Exercise:
Copy all lines below exactly as written. Leave pictures out.

Data segment:
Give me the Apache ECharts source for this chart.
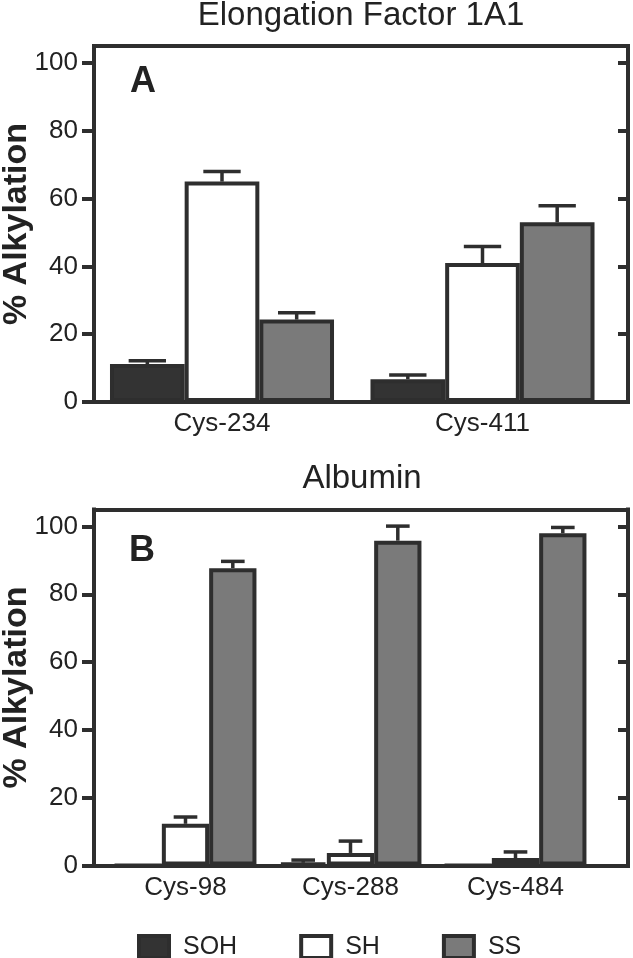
<!DOCTYPE html>
<html><head><meta charset="utf-8">
<script src="https://cdn.jsdelivr.net/npm/echarts@6/dist/echarts.min.js"></script>
<style>html,body{margin:0;padding:0;background:#fff}#c{width:633px;height:958px}</style>
</head><body><div id="c"></div>
<script>
// ---- data ----
const seriesNames = ['SOH', 'SH', 'SS'];
const catsA = ['Cys-234', 'Cys-411'];
const sohA = [11.2, 6.7];   const sohErrA = [1.0, 1.3];
const shA  = [65.0, 41.0];  const shErrA  = [3.0, 4.9];
const ssA  = [24.3, 53.0];  const ssErrA  = [2.0, 4.9];
const catsB = ['Cys-98', 'Cys-288', 'Cys-484'];
const sohB = [0, 0.8, 0];        const sohErrB = [0, 0.8, 0];
const shB  = [12.3, 3.7, 2.2];   const shErrB  = [2.0, 3.5, 1.8];
const ssB  = [87.7, 95.8, 98.0]; const ssErrB  = [2.0, 4.3, 1.7];
const yTicks = [0, 20, 40, 60, 80, 100];
const panelTitles = ['Elongation Factor 1A1', 'Albumin'];
const panelLetters = ['A', 'B'];
const yName = '% Alkylation';

// ---- style ----
const FONT = '"Liberation Sans", Arial, Helvetica, sans-serif';
const AX = '#2e2e2e';
const TXT = '#222222';
const fills = ['#333333', '#ffffff', '#7a7a7a'];
const CAT_GAP = 0.14;

const chart = echarts.init(document.getElementById('c'), null, {renderer: 'canvas'});

function frameAxesX(gi) {
  const base = {gridIndex: gi, type: 'value', min: 0, max: 1,
    axisLine: {show: true, onZero: false, lineStyle: {color: AX, width: 4, cap: 'square'}},
    axisTick: {show: false}, axisLabel: {show: false}, splitLine: {show: false}};
  return [Object.assign({position: 'bottom'}, base), Object.assign({position: 'top'}, base)];
}
function frameAxesY(gi) {
  return [
    {gridIndex: gi, type: 'value', min: 0, max: 105, position: 'left',
     axisLine: {show: true, onZero: false, lineStyle: {color: AX, width: 4, cap: 'square'}},
     axisTick: {show: true, length: 12, inside: false, customValues: yTicks, lineStyle: {color: AX, width: 4}},
     axisLabel: {show: true, customValues: yTicks, fontSize: 26, margin: 16, color: TXT, fontFamily: FONT},
     splitLine: {show: false},
     name: yName, nameLocation: 'middle', nameGap: 60, nameMoveOverlap: false,
     nameTextStyle: {fontSize: 34, fontWeight: 'bold', color: TXT, fontFamily: FONT}},
    {gridIndex: gi, type: 'value', min: 0, max: 105, position: 'right',
     axisLine: {show: true, onZero: false, lineStyle: {color: AX, width: 4, cap: 'square'}},
     axisTick: {show: true, length: 10, inside: true, customValues: yTicks, lineStyle: {color: AX, width: 4}},
     axisLabel: {show: false}, splitLine: {show: false}}
  ];
}
function barAxisX(gi, cats) {
  return {gridIndex: gi, type: 'category', data: cats,
    axisLine: {show: false}, axisTick: {show: false},
    axisLabel: {fontSize: 26, margin: 9, color: TXT, fontFamily: FONT}, splitLine: {show: false}};
}
function barAxisY(gi) {
  return {gridIndex: gi, type: 'value', min: 0, max: 105, show: false, splitLine: {show: false}};
}

function barSeries(name, idx, values, axisIdx) {
  return {name: name, type: 'bar', xAxisIndex: axisIdx, yAxisIndex: axisIdx,
    data: values, barGap: '0%', barCategoryGap: (CAT_GAP * 100) + '%',
    itemStyle: {color: fills[idx], borderColor: AX, borderWidth: 4}, z: 2};
}
function errSeries(name, idx, values, errs, axisIdx) {
  const data = values.map((v, i) => [i, v, errs[i]]);
  return {name: name, type: 'custom', xAxisIndex: axisIdx, yAxisIndex: axisIdx,
    data: data, encode: {x: 0, y: 1}, z: 5, silent: true,
    renderItem: function (params, api) {
      const e = api.value(2);
      if (!(e > 0)) return null;
      const c = api.value(0), v = api.value(1);
      const p0 = api.coord([c, v]);
      const p1 = api.coord([c, v + e]);
      const catW = api.size([1, 0])[0];
      const bw = catW * (1 - CAT_GAP) / 3;
      const x = p0[0] + (idx - 1) * bw;
      const half = bw * 0.25;
      const st = {stroke: AX, lineWidth: 3.5};
      return {type: 'group', children: [
        {type: 'line', shape: {x1: x, y1: p0[1], x2: x, y2: p1[1]}, style: st},
        {type: 'line', shape: {x1: x - half, y1: p1[1], x2: x + half, y2: p1[1]}, style: st}
      ]};
    }};
}

const dataA = [[sohA, sohErrA], [shA, shErrA], [ssA, ssErrA]];
const dataB = [[sohB, sohErrB], [shB, shErrB], [ssB, ssErrB]];

const series = [];
seriesNames.forEach((n, i) => series.push(barSeries(n, i, dataA[i][0], 2)));
seriesNames.forEach((n, i) => series.push(barSeries(n, i, dataB[i][0], 5)));
seriesNames.forEach((n, i) => series.push(errSeries(n, i, dataA[i][0], dataA[i][1], 2)));
seriesNames.forEach((n, i) => series.push(errSeries(n, i, dataB[i][0], dataB[i][1], 5)));

const G = {containLabel: false, outerBoundsMode: 'none'};
const option = {
  animation: false,
  backgroundColor: '#ffffff',
  textStyle: {fontFamily: FONT},
  grid: [
    Object.assign({left: 94, top: 46, width: 534, height: 356}, G),
    Object.assign({left: 91.75, top: 46, width: 521, height: 356}, G),
    Object.assign({left: 94, top: 509.5, width: 534, height: 356}, G),
    Object.assign({left: 103, top: 509.5, width: 495, height: 356}, G)
  ],
  xAxis: [].concat(frameAxesX(0), [barAxisX(1, catsA)], frameAxesX(2), [barAxisX(3, catsB)]),
  yAxis: [].concat(frameAxesY(0), [barAxisY(1)], frameAxesY(2), [barAxisY(3)]),
  legend: {
    data: seriesNames, left: 132, top: 929, orient: 'horizontal',
    itemWidth: 30, itemHeight: 22, itemGap: 62, icon: 'rect',
    itemStyle: {borderColor: AX, borderWidth: 4},
    textStyle: {fontSize: 25, color: TXT, fontFamily: FONT, padding: [0, 0, 0, 9]},
    selectedMode: false
  },
  graphic: [
    {type: 'text', x: 361, y: 16, style: {text: panelTitles[0], fontSize: 33, fontFamily: FONT, fill: TXT, align: 'center', verticalAlign: 'middle'}},
    {type: 'text', x: 362, y: 479, style: {text: panelTitles[1], fontSize: 33, fontFamily: FONT, fill: TXT, align: 'center', verticalAlign: 'middle'}},
    {type: 'text', x: 130, y: 82, style: {text: panelLetters[0], fontSize: 36, fontWeight: 'bold', fontFamily: FONT, fill: TXT, align: 'left', verticalAlign: 'middle'}},
    {type: 'text', x: 129, y: 551, style: {text: panelLetters[1], fontSize: 36, fontWeight: 'bold', fontFamily: FONT, fill: TXT, align: 'left', verticalAlign: 'middle'}}
  ],
  series: series
};
chart.setOption(option);
</script>
</body></html>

Written answer:
Give me the Apache ECharts source for this chart.
<!DOCTYPE html>
<html><head><meta charset="utf-8">
<script src="https://cdn.jsdelivr.net/npm/echarts@6/dist/echarts.min.js"></script>
<style>html,body{margin:0;padding:0;background:#fff}#c{width:633px;height:958px}</style>
</head><body><div id="c"></div>
<script>
// ---- data ----
const seriesNames = ['SOH', 'SH', 'SS'];
const catsA = ['Cys-234', 'Cys-411'];
const sohA = [11.2, 6.7];   const sohErrA = [1.0, 1.3];
const shA  = [65.0, 41.0];  const shErrA  = [3.0, 4.9];
const ssA  = [24.3, 53.0];  const ssErrA  = [2.0, 4.9];
const catsB = ['Cys-98', 'Cys-288', 'Cys-484'];
const sohB = [0, 0.8, 0];        const sohErrB = [0, 0.8, 0];
const shB  = [12.3, 3.7, 2.2];   const shErrB  = [2.0, 3.5, 1.8];
const ssB  = [87.7, 95.8, 98.0]; const ssErrB  = [2.0, 4.3, 1.7];
const yTicks = [0, 20, 40, 60, 80, 100];
const panelTitles = ['Elongation Factor 1A1', 'Albumin'];
const panelLetters = ['A', 'B'];
const yName = '% Alkylation';

// ---- style ----
const FONT = '"Liberation Sans", Arial, Helvetica, sans-serif';
const AX = '#2e2e2e';
const TXT = '#222222';
const fills = ['#333333', '#ffffff', '#7a7a7a'];
const CAT_GAP = 0.14;

const chart = echarts.init(document.getElementById('c'), null, {renderer: 'canvas'});

function frameAxesX(gi) {
  const base = {gridIndex: gi, type: 'value', min: 0, max: 1,
    axisLine: {show: true, onZero: false, lineStyle: {color: AX, width: 4, cap: 'square'}},
    axisTick: {show: false}, axisLabel: {show: false}, splitLine: {show: false}};
  return [Object.assign({position: 'bottom'}, base), Object.assign({position: 'top'}, base)];
}
function frameAxesY(gi) {
  return [
    {gridIndex: gi, type: 'value', min: 0, max: 105, position: 'left',
     axisLine: {show: true, onZero: false, lineStyle: {color: AX, width: 4, cap: 'square'}},
     axisTick: {show: true, length: 12, inside: false, customValues: yTicks, lineStyle: {color: AX, width: 4}},
     axisLabel: {show: true, customValues: yTicks, fontSize: 26, margin: 16, color: TXT, fontFamily: FONT},
     splitLine: {show: false},
     name: yName, nameLocation: 'middle', nameGap: 60, nameMoveOverlap: false,
     nameTextStyle: {fontSize: 34, fontWeight: 'bold', color: TXT, fontFamily: FONT}},
    {gridIndex: gi, type: 'value', min: 0, max: 105, position: 'right',
     axisLine: {show: true, onZero: false, lineStyle: {color: AX, width: 4, cap: 'square'}},
     axisTick: {show: true, length: 10, inside: true, customValues: yTicks, lineStyle: {color: AX, width: 4}},
     axisLabel: {show: false}, splitLine: {show: false}}
  ];
}
function barAxisX(gi, cats) {
  return {gridIndex: gi, type: 'category', data: cats,
    axisLine: {show: false}, axisTick: {show: false},
    axisLabel: {fontSize: 26, margin: 9, color: TXT, fontFamily: FONT}, splitLine: {show: false}};
}
function barAxisY(gi) {
  return {gridIndex: gi, type: 'value', min: 0, max: 105, show: false, splitLine: {show: false}};
}

function barSeries(name, idx, values, axisIdx) {
  return {name: name, type: 'bar', xAxisIndex: axisIdx, yAxisIndex: axisIdx,
    data: values, barGap: '0%', barCategoryGap: (CAT_GAP * 100) + '%',
    itemStyle: {color: fills[idx], borderColor: AX, borderWidth: 4}, z: 2};
}
function errSeries(name, idx, values, errs, axisIdx) {
  const data = values.map((v, i) => [i, v, errs[i]]);
  return {name: name, type: 'custom', xAxisIndex: axisIdx, yAxisIndex: axisIdx,
    data: data, encode: {x: 0, y: 1}, z: 5, silent: true,
    renderItem: function (params, api) {
      const e = api.value(2);
      if (!(e > 0)) return null;
      const c = api.value(0), v = api.value(1);
      const p0 = api.coord([c, v]);
      const p1 = api.coord([c, v + e]);
      const catW = api.size([1, 0])[0];
      const bw = catW * (1 - CAT_GAP) / 3;
      const x = p0[0] + (idx - 1) * bw;
      const half = bw * 0.25;
      const st = {stroke: AX, lineWidth: 3.5};
      return {type: 'group', children: [
        {type: 'line', shape: {x1: x, y1: p0[1], x2: x, y2: p1[1]}, style: st},
        {type: 'line', shape: {x1: x - half, y1: p1[1], x2: x + half, y2: p1[1]}, style: st}
      ]};
    }};
}

const dataA = [[sohA, sohErrA], [shA, shErrA], [ssA, ssErrA]];
const dataB = [[sohB, sohErrB], [shB, shErrB], [ssB, ssErrB]];

const series = [];
seriesNames.forEach((n, i) => series.push(barSeries(n, i, dataA[i][0], 2)));
seriesNames.forEach((n, i) => series.push(barSeries(n, i, dataB[i][0], 5)));
seriesNames.forEach((n, i) => series.push(errSeries(n, i, dataA[i][0], dataA[i][1], 2)));
seriesNames.forEach((n, i) => series.push(errSeries(n, i, dataB[i][0], dataB[i][1], 5)));

const G = {containLabel: false, outerBoundsMode: 'none'};
const option = {
  animation: false,
  backgroundColor: '#ffffff',
  textStyle: {fontFamily: FONT},
  grid: [
    Object.assign({left: 94, top: 46, width: 534, height: 356}, G),
    Object.assign({left: 91.75, top: 46, width: 521, height: 356}, G),
    Object.assign({left: 94, top: 509.5, width: 534, height: 356}, G),
    Object.assign({left: 103, top: 509.5, width: 495, height: 356}, G)
  ],
  xAxis: [].concat(frameAxesX(0), [barAxisX(1, catsA)], frameAxesX(2), [barAxisX(3, catsB)]),
  yAxis: [].concat(frameAxesY(0), [barAxisY(1)], frameAxesY(2), [barAxisY(3)]),
  legend: {
    data: seriesNames, left: 132, top: 929, orient: 'horizontal',
    itemWidth: 30, itemHeight: 22, itemGap: 62, icon: 'rect',
    itemStyle: {borderColor: AX, borderWidth: 4},
    textStyle: {fontSize: 25, color: TXT, fontFamily: FONT, padding: [0, 0, 0, 9]},
    selectedMode: false
  },
  graphic: [
    {type: 'text', x: 361, y: 16, style: {text: panelTitles[0], fontSize: 33, fontFamily: FONT, fill: TXT, align: 'center', verticalAlign: 'middle'}},
    {type: 'text', x: 362, y: 479, style: {text: panelTitles[1], fontSize: 33, fontFamily: FONT, fill: TXT, align: 'center', verticalAlign: 'middle'}},
    {type: 'text', x: 130, y: 82, style: {text: panelLetters[0], fontSize: 36, fontWeight: 'bold', fontFamily: FONT, fill: TXT, align: 'left', verticalAlign: 'middle'}},
    {type: 'text', x: 129, y: 551, style: {text: panelLetters[1], fontSize: 36, fontWeight: 'bold', fontFamily: FONT, fill: TXT, align: 'left', verticalAlign: 'middle'}}
  ],
  series: series
};
chart.setOption(option);
</script>
</body></html>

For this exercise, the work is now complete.